CLOVA Studio Web & Test Usage
This section explains the maximum QPM and TPM when using CLOVA Studio Playground, the web interface, or the test API key.
Maximum Usage by model
The maximum QPM and TPM available for each model are as follows:
| Type | QPM | TPM |
|---|---|---|
| HCX-007 | 60 | 60,000 |
| HCX-005 | 60 | 60,000 |
| HCX-DASH-002 | 90 | 80,000 |
| HCX-003 | 200 | 30,000 |
| HCX-DASH-001 | 200 | 30,000 |
| Tuned models | Requests are counted based on the base model used for tuning. | |
Maximum usage per tool
The following table shows the maximum QPM and TPM available for each Explorer tool.
| Type | QPM | TPM | Notes |
|---|---|---|---|
| Summarization | 30 | 30,000 | Only input tokens are counted for TPM |
| Paragraph Split | 120 | - | |
| Embedding | 60 | - | |
| Embedding v2 | 60 | 40,000 | Only input tokens are counted for TPM |
| Re-ranker | 60 | 45,000 | |
| RAG Reasoning | 60 | 30,000 |
Maximum usage for router and skill trainer
The following table shows the maximum QPM available when using the router or skill trainer.
| Type | QPM | Notes |
|---|---|---|
| Router | 60 | Workflows and versions are not distinguished |
| Skillset Answer Generation | 30 | Workflows and versions are not distinguished |
Service apps
This section describes the maximum QPM and TPM available for each model and tool when using service apps (via a service API key).
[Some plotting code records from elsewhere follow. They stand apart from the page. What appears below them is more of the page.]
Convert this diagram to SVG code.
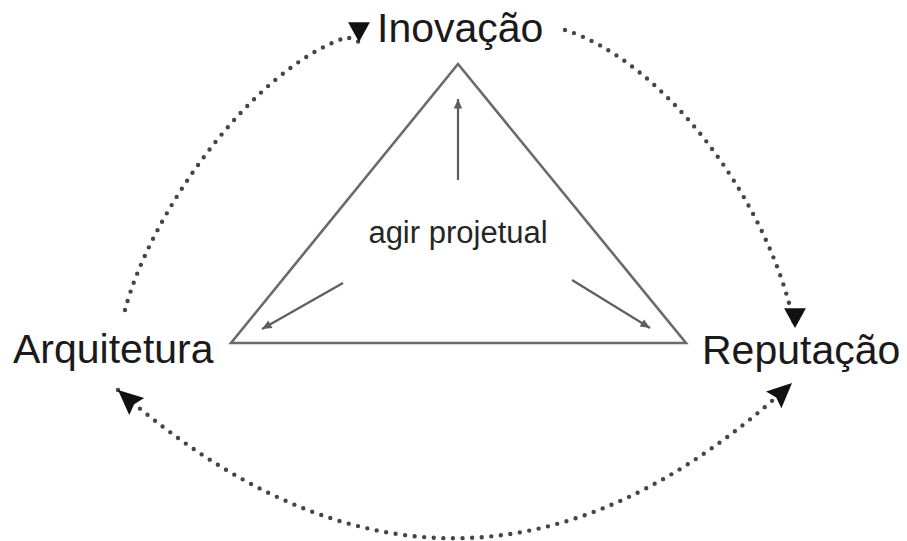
<svg xmlns="http://www.w3.org/2000/svg" width="907" height="541" viewBox="0 0 907 541">
  <defs>
    <style>
      .label { font-family: "Liberation Sans", Arial, Helvetica, sans-serif; fill: #1a1a1a; }
      .big { font-size: 41px; }
      .center { font-size: 31px; text-anchor: middle; fill: #262626; }
      .tri { fill: none; stroke: #6a6a6a; stroke-width: 2.6; stroke-linejoin: miter; }
      .inner { fill: none; stroke: #5e5e5e; stroke-width: 2.2; }
      .dotted { fill: none; stroke: #454545; stroke-width: 4.4; stroke-linecap: round; stroke-dasharray: 0 9.6; }
    </style>
    <marker id="ahDown" markerUnits="userSpaceOnUse" markerWidth="24" markerHeight="24" viewBox="0 -11 19 22" refX="18" refY="0" orient="90">
      <path d="M0,-10 L18,0 L0,10 z" fill="#111"/>
    </marker>
    <marker id="ahAuto" markerUnits="userSpaceOnUse" markerWidth="26" markerHeight="26" viewBox="0 -11 23 22" refX="22" refY="0" orient="auto-start-reverse">
      <path d="M0,-10 L22,0 L0,10 L3,0 z" fill="#111"/>
    </marker>
    <marker id="ahSmall" markerUnits="userSpaceOnUse" markerWidth="12" markerHeight="12" viewBox="0 -5 9 10" refX="8" refY="0" orient="auto">
      <path d="M0,-3.5 L8,0 L0,3.5 z" fill="#5e5e5e"/>
    </marker>
  </defs>

  <rect width="907" height="541" fill="#ffffff"/>

  <g id="connectors">
    <path class="dotted" d="M125,310 C150,215 250,70 347,37 L359,42" marker-end="url(#ahDown)"/>
    <path class="dotted" d="M565,30 C660,60 768,195 795,328" marker-end="url(#ahDown)"/>
    <path class="dotted" d="M118,390 Q460,690 792,383" marker-start="url(#ahAuto)" marker-end="url(#ahAuto)"/>
    <line class="inner" x1="458" y1="180" x2="458" y2="99" marker-end="url(#ahSmall)"/>
    <line class="inner" x1="343" y1="283" x2="262" y2="329" marker-end="url(#ahSmall)"/>
    <line class="inner" x1="572" y1="280" x2="650" y2="328" marker-end="url(#ahSmall)"/>
  </g>

  <g id="triangle">
    <polygon class="tri" points="458,64 231,343 686,343"/>
    <text class="label center" x="458" y="243">agir projetual</text>
  </g>

  <g id="node-inovacao">
    <text class="label big" x="377" y="42">Inovação</text>
  </g>
  <g id="node-arquitetura">
    <text class="label big" x="13" y="363">Arquitetura</text>
  </g>
  <g id="node-reputacao">
    <text class="label big" x="702" y="364">Reputação</text>
  </g>
</svg>
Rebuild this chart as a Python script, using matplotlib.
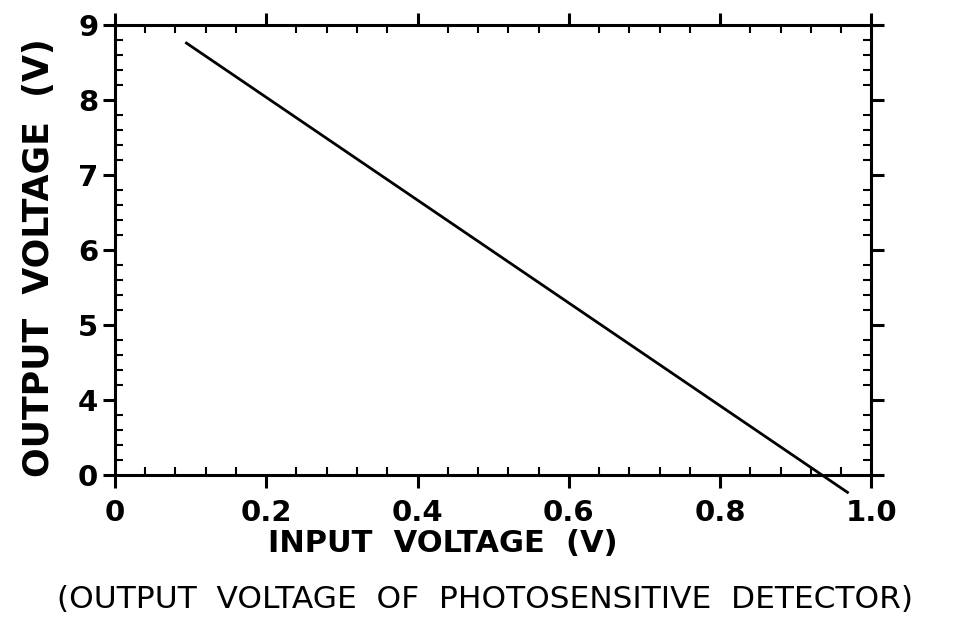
import matplotlib
matplotlib.use("Agg")
import matplotlib.pyplot as plt
from matplotlib.ticker import MultipleLocator

# line (y in plotted units, bottom of axis labelled "0")
input_v = [0.093, 0.970]
output_v = [8.77, 2.76]

x_ticks = [0, 0.2, 0.4, 0.6, 0.8, 1.0]
x_labels = ["0", "0.2", "0.4", "0.6", "0.8", "1.0"]
y_ticks = [3, 4, 5, 6, 7, 8, 9]
y_labels = ["0", "4", "5", "6", "7", "8", "9"]

plt.rcParams["font.family"] = ["DejaVu Sans"]

fig = plt.figure(figsize=(9.66, 6.26), dpi=100)
ax = fig.add_axes([0.119, 0.241, 0.783, 0.719])

ax.plot(input_v, output_v, color="black", lw=2.0, clip_on=False,
        solid_capstyle="butt")

ax.set_xlim(0, 1.0)
ax.set_ylim(3, 9)

ax.set_xticks(x_ticks)
ax.set_xticklabels(x_labels)
ax.set_yticks(y_ticks)
ax.set_yticklabels(y_labels)
ax.xaxis.set_minor_locator(MultipleLocator(0.04))
ax.yaxis.set_minor_locator(MultipleLocator(0.2))

for s in ax.spines.values():
    s.set_linewidth(2.2)

ax.tick_params(which="major", direction="out", length=9, width=2.2,
               top=True, right=True, labelsize=21, pad=3)
ax.tick_params(axis="x", which="major", pad=8)
ax.tick_params(which="minor", direction="in", length=6, width=1.5,
               top=True, right=True)
for lab in ax.get_xticklabels() + ax.get_yticklabels():
    lab.set_fontweight("bold")

fig.text(0.040, 0.588, "OUTPUT  VOLTAGE  (V)", fontsize=25, fontweight="bold",
         rotation=90, ha="center", va="center")

fig.text(0.458, 0.131, "INPUT  VOLTAGE  (V)", fontsize=22,
         fontweight="bold", ha="center", va="center")
fig.text(0.502, 0.042, "(OUTPUT  VOLTAGE  OF  PHOTOSENSITIVE  DETECTOR)",
         fontsize=22.5, ha="center", va="center")

fig.savefig("out.png", dpi=100)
The maximum usage limits for service apps are calculated and measured separately from web and test usage.
Maximum Usage by model
The maximum QPM and TPM available for each model are as follows:
| Model | QPM | TPM | Notes |
|---|---|---|---|
| HCX-007 | 180 | 300,000 | |
| HCX-005 | 300 | 180,000 | |
| HCX-DASH-002 | 450 | 240,000 | |
| HCX-003 | 700 | 150,000 | |
| HCX-DASH-001 | 600 | 120,000 | |
| Tuned models | Requests made to a tuned model are counted as requests to the base model used during tuning. | ||
Maximum usage per tool
The following table shows the maximum QPM and TPM available for each Explorer tool.
| Type | QPM | TPM | Notes |
|---|---|---|---|
| Summarization | 60 | 60,000 | Only input tokens are counted for TPM |
| Paragraph Split | 360 | - | |
| Embedding | 300 | - | |
| Embedding v2 | 540 | 960,000 | Only input tokens are counted for TPM |
| Re-ranker | 120 | 180,000 | |
| RAG Reasoning | 180 | 120,000 |
Maximum usage for skill trainer
The following table shows the maximum QPM available when using the skill trainer.
| Type | QPM | Notes |
|---|---|---|
| Skillset Answer Generation | 90 | Workflows and versions are not distinguished |
| Router | 180 | Workflows and versions are not distinguished |
Checking maximum usage
When you call the CLOVA Studio service through the API using cURL, Python, or similar methods, you can check your rate-limit information in the API response headers.
The following usage-control details can be viewed:
| Key | Value (Example) | Description | Notes |
|---|---|---|---|
| x-ratelimit-limit-requests | 60 |
The maximum QPM (requests per minute) allowed for the API you are subscribed to. | |
| x-ratelimit-limit-tokens | 10000 |
The maximum TPM (tokens per minute) allowed for the API you are subscribed to. | Included only when TPM limits apply. |
| x-ratelimit-remaining-requests | 59 |
The number of remaining requests before reaching the maximum QPM for the API you are subscribed to. | |
| x-ratelimit-remaining-tokens | 9462 |
The number of remaining tokens before reaching the maximum TPM for the API you are subscribed to. | Included only when TPM limits apply. |
| x-ratelimit-reset-requests | 23s |
Time remaining until the request-based usage limit for the API you are subscribed to resets | |
| x-ratelimit-reset-tokens | 23s |
Time remaining until the token-based usage limit for the API you are subscribed to resets | Included only when TPM limits apply. |
Managing Usage Limits
If you exceed the maximum number of requests allowed when using the CLOVA Studio service, an HTTP 429 error code or an error message will be returned. This section explains what you can do to avoid exceeding the usage limits.
CLOVA Studio strives to provide a stable and seamless service, but delays or failures may still occur depending on infrastructure conditions and traffic levels, even if your usage remains within the maximum allowed limits.
How to Manage QPM
- Check your QPM allowance in advance and ensure your requests stay within the limit.
- Implement your own rate-limiting mechanism to control API calls.
- Add a delay (time sleep) between requests as needed.
- When an HTTP 429 error or related error message is returned, handle the exception by waiting for a certain period before retrying.
How to Manage TPM
- Check your TPM allowance in advance and set the number of input tokens and the maximum output tokens only as high as needed.
- To check the number of tokens in your input string, use the Token Calculator API in the Explorer menu.
- To adjust the maximum number of tokens used to generate the response when calling the API, modify the value of the
maxTokensormaxCompletionTokensfield. - To check the token count of your input text in the Playground menu, click the calculator icon at the top of the Playground interface.

- To adjust the maximum number of tokens generated in a response within the Playground menu, edit the Max tokens field on the left side of the interface.